Plutôt que de nous donner les moyens de travailler correctement en nous permettant d'auditionner un certain nombre de personnes, comme l'avait demandé notre collègue Guillaume Larrivé, on nous a répondu que ce n'était pas le moment, que nous n'avions pas le temps. Pourtant, alors que quatre-vingt-deux enquêtes de l'Inspection générale de la police nationale sont en cours, l'audition de son directeur aurait été le minimum, me semble-t-il, avant l'examen du texte dans l'hémicycle. Au lieu de quoi nous avons eu droit à des discussions ubuesques où la majorité nous demandait de voter la suppression d'articles sans même savoir ce qui les remplacerait – encore une façon de jeter le discrédit sur le Parlement et, plus généralement, sur nos institutions. C'est le pâle reflet d'une majorité qui n'arrive pas à tirer les leçons de semaines de mobilisation pendant lesquelles les Français n'ont demandé qu'une chose : le respect – lequel passe aussi par le respect du travail de leurs représentants.
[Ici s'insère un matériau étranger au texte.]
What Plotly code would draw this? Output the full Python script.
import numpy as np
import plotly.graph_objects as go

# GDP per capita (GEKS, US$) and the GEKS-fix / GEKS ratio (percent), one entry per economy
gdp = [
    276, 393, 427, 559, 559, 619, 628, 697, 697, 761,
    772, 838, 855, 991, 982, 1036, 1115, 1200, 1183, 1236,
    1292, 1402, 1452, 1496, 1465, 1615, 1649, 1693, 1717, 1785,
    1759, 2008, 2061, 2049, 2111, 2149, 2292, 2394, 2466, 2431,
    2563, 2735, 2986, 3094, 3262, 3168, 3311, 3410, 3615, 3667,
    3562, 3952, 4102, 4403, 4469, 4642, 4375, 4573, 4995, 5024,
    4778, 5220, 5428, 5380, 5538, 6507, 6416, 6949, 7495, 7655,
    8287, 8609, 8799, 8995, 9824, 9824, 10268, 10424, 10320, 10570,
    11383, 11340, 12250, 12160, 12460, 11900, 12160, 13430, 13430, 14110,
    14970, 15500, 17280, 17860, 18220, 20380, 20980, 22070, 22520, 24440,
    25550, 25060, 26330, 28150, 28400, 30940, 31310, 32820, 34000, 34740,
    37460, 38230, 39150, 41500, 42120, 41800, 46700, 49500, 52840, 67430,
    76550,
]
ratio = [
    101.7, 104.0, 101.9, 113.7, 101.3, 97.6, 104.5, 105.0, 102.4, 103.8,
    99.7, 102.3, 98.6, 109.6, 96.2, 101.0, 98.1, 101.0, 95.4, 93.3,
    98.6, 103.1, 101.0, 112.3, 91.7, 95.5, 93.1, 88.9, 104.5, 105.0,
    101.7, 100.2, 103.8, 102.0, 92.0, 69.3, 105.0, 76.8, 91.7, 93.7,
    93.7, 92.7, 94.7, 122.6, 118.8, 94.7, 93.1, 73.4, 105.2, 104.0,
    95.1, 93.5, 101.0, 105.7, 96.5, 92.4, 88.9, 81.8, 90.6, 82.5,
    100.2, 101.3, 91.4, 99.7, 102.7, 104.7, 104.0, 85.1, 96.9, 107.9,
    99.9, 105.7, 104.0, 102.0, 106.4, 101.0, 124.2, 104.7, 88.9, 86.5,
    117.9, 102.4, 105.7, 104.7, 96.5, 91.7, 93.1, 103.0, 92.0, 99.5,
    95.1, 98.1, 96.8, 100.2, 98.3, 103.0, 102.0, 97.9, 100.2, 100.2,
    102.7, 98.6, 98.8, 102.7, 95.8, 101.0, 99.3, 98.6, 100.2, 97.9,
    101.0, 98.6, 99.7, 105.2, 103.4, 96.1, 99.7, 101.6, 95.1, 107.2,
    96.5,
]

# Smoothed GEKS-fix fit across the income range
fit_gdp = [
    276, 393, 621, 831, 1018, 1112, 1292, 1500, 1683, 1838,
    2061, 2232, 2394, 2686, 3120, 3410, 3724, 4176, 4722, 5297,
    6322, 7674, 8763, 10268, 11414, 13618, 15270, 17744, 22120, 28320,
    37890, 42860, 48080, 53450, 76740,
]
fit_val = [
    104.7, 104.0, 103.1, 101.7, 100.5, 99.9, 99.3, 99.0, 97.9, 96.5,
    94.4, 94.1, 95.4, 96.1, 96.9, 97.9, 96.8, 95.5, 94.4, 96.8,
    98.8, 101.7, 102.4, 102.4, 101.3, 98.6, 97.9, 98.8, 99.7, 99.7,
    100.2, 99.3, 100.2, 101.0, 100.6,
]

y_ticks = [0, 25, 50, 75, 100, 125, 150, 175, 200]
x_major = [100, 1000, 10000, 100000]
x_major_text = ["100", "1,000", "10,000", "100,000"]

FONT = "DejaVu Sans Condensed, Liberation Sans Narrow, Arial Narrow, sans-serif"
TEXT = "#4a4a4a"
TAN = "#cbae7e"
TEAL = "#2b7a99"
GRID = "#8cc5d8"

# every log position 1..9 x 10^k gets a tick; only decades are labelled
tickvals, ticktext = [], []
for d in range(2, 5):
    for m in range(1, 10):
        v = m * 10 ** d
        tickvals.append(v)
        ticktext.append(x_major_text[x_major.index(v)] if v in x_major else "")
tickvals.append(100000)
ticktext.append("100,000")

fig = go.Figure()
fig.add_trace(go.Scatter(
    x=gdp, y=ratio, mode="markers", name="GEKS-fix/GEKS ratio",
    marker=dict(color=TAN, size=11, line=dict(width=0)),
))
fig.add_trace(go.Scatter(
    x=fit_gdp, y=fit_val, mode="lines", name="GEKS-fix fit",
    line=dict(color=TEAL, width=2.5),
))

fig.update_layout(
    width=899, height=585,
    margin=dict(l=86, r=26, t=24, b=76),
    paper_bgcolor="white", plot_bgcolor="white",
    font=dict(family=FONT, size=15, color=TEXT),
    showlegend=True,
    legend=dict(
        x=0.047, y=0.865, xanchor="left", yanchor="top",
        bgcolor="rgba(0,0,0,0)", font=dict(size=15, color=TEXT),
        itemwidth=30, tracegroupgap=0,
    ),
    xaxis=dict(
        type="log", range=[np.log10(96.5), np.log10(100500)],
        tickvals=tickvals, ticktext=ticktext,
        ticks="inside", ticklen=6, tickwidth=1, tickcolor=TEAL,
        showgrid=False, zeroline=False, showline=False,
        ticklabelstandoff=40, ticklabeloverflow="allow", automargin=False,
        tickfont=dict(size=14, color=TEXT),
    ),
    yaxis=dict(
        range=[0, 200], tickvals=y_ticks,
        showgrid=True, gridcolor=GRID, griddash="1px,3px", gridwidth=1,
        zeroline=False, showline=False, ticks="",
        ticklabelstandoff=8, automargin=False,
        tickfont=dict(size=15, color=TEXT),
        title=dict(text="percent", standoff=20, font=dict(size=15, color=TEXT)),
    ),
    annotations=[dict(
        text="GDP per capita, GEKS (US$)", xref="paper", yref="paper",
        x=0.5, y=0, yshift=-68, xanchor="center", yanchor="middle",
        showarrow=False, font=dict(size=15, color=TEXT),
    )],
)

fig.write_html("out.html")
Outre le travail parlementaire saccagé, on ne peut traiter cette proposition de loi sans parler du contexte dans lequel elle est votée ni sans dénoncer la responsabilité immense du Gouvernement, qui n'a de cesse de jeter les Français les uns contre les autres.

Depuis bientôt douze semaines, les gilets jaunes comme les forces de l'ordre sont sur le pied de guerre. Les uns sont épuisés, les autres sont à cran. La presse comme le Gouvernement cherchent sans cesse à les opposer les uns aux autres. La haine du flic monte, alimentée par les nouvelles gueules cassées des manifestations : ce samedi, c'est Jérôme Rodrigues qui était défiguré ; le 8 décembre, c'est une jeune fille de vingt ans qui a perdu un oeil pour avoir été là au mauvais moment et au mauvais endroit. De l'autre côté, les forces de l'ordre, qui, dans leur immense majorité, fournissent un travail remarquable, sont à bout ; certains dans leurs rangs n'ont pas eu de jour de repos depuis six semaines alors que leurs conditions de travail sont déplorables.

Il serait pourtant possible d'apporter des solutions sans opter pour de nouvelles mesures judiciaires qui, au bout du compte, ne feront qu'attiser la colère des gilets jaunes et les dérapages éventuels, d'un côté comme de l'autre.

En Allemagne, par exemple, les débordements sont bien mieux maîtrisés grâce à des mesures simples et sans qu'il soit nécessaire de porter atteinte au droit de manifester. Un exemple : au lieu de refermer la nasse sur les manifestants lorsque la tension monte, on installe des corridors d'évacuation, ainsi que des panneaux de signalisation indiquant les zones de danger.

Nous aurions pu nous inspirer de cet exemple. Encore aurait-il fallu se donner le temps de conduire des auditions en bonne et due forme plutôt que se précipiter, une fois encore, pour donner l'illusion aux Français que le Gouvernement agit.

En outre, si vous vouliez véritablement lutter contre les casseurs, pourquoi ne pas avoir inclus dans votre texte des peines plancher pour sanctionner les violences commises à l'encontre des forces de l'ordre ?

S'il faut, bien sûr, assurer la sécurité physique des Français – je veux croire que c'est bien là votre objectif – , il faut aussi s'assurer que le présent texte n'est pas une fausse bonne idée de plus qui portera un coup sévère à l'une des libertés fondamentales de notre société, sans pour autant ramener le calme ni faire cesser les violences : une nouvelle loi de circonstance, un nouvel effet d'annonce, un nouveau coup de com', puisque vous en êtes devenus des spécialistes.